The term "secondary" has become well established and familiar through long usage; it applies to the crushing stage, either single or multiple, which follows immediately after the primary crusher, taking all or a portion of the product of the primary crushing stage as its feed. The term should not be used, as it sometimes is, to designate a particular type or size of crusher because any type and size might conceivably be used for secondary crushing. A very large number' of secondary crushers in our present-day plants were originally primary crushers in those same plants. "Secondary" and "second-stage" are synonymous, and are equally good and descriptive definitions.

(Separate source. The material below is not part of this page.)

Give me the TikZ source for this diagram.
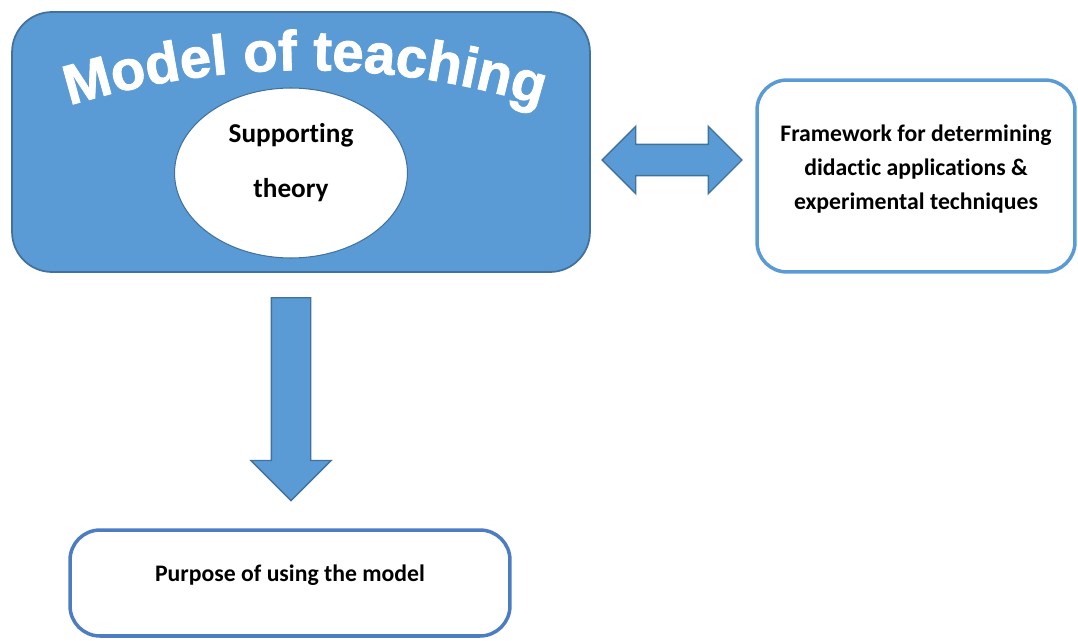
\documentclass[tikz,border=0pt]{standalone}
\usepackage{fontspec}
\setmainfont{Carlito}[Ligatures=NoCommon]
\newfontfamily\titlefont{Liberation Sans}[BoldFeatures={FakeBold=1.5}]
\usetikzlibrary{shapes.geometric,shapes.arrows,decorations.text}
\definecolor{boxblue}{RGB}{91,155,213}
\definecolor{edgeblue}{RGB}{65,113,156}
\definecolor{lineblue}{RGB}{76,125,195}

\begin{document}
\begin{tikzpicture}[x=0.02cm, y=0.02cm,
	blockarrow/.style={fill=boxblue, draw=edgeblue, line width=0.8pt},
	outbox/.style={draw=#1, line width=2pt, rounded corners=0.6cm, fill=white},
	txt/.style={font=\bfseries\fontsize{13.5}{19.4}\selectfont, align=center}]
\useasboundingbox (0,0) rectangle (1078,640);
\def\r{16cm}
% model block with the theory inside
\node[fill=boxblue, draw=edgeblue, line width=1pt, rounded corners=0.8cm,
	minimum width=11.56cm, minimum height=5.2cm] (model) at (301,498) {};
\node[ellipse, fill=white, draw=edgeblue, line width=0.6pt,
	minimum width=4.66cm, minimum height=3.4cm] (theory) at (291,467) {};
\node[font=\bfseries\fontsize{15.5}{18}\selectfont] (supp) at (291,505) {Supporting};
\node[font=\bfseries\fontsize{15.5}{18}\selectfont] (theo) at (291,450) {theory};
\path[decorate, decoration={text along path, text align=center, text color=white,
	text={|\titlefont\bfseries\fontsize{32}{32}\selectfont|Model of teaching}}]
	(305,-230) ++(110:\r) arc[start angle=110, end angle=70, radius=\r];
% framework
\node[outbox=boxblue, minimum width=6.36cm, minimum height=3.84cm] (frame) at (916,464) {};
\node[txt] (frametxt) at (916,471) {Framework for determining\\didactic applications \&\\experimental techniques};
% purpose
\node[outbox=lineblue, minimum width=8.8cm, minimum height=2.12cm] (purpose) at (290,57) {};
\node[txt] (purposetxt) at (290,65) {Purpose of using the model};
% block arrows
\node[blockarrow, double arrow, inner sep=0.3cm, double arrow head extend=0.36cm,
	minimum height=2.8cm, minimum width=1.32cm] (both) at (672,480) {};
\node[blockarrow, single arrow, shape border rotate=270, inner sep=0.38cm,
	single arrow head extend=0.41cm, minimum height=4.06cm, minimum width=1.58cm,
	anchor=tail] (down) at (291,343) {};
\end{tikzpicture}
\end{document}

The word "tertiary" has been used rather extensively in recent years to cover not only third-stage crushers, but in a more general sense to delineate any and all crushers in the reduction and fine-reduction classes a use which certainly takes liberties with the intent of the word. It is a legitimate term as applied strictly to a third stage of reduction, just as "quaternary" may be used to designate a fourth stage. Our own preference is to designate these successive reductions as "third-stage," "fourth-stage," and so on, and to identify the crushers themselves by the titles which usage has conferred upon them.
"Reduction-crushers" and "reduction-crushing," through the same authority of common usage, have been narrowed from the broad scope of their definitions to delineate reductions in the intermediate sizes of product, loosely in the range between 3-in. and 1-in. screen sizes. "Fine-reduction," in the same fashion, has come to cover the production of sizes in the range below 1 in., or there abouts.
More recently still, the "fine crusher" has been introduced to extend the application of the gyratory type down into that borderland between crushing and grinding formerly monopolized by the crushing rolls and the hammermill.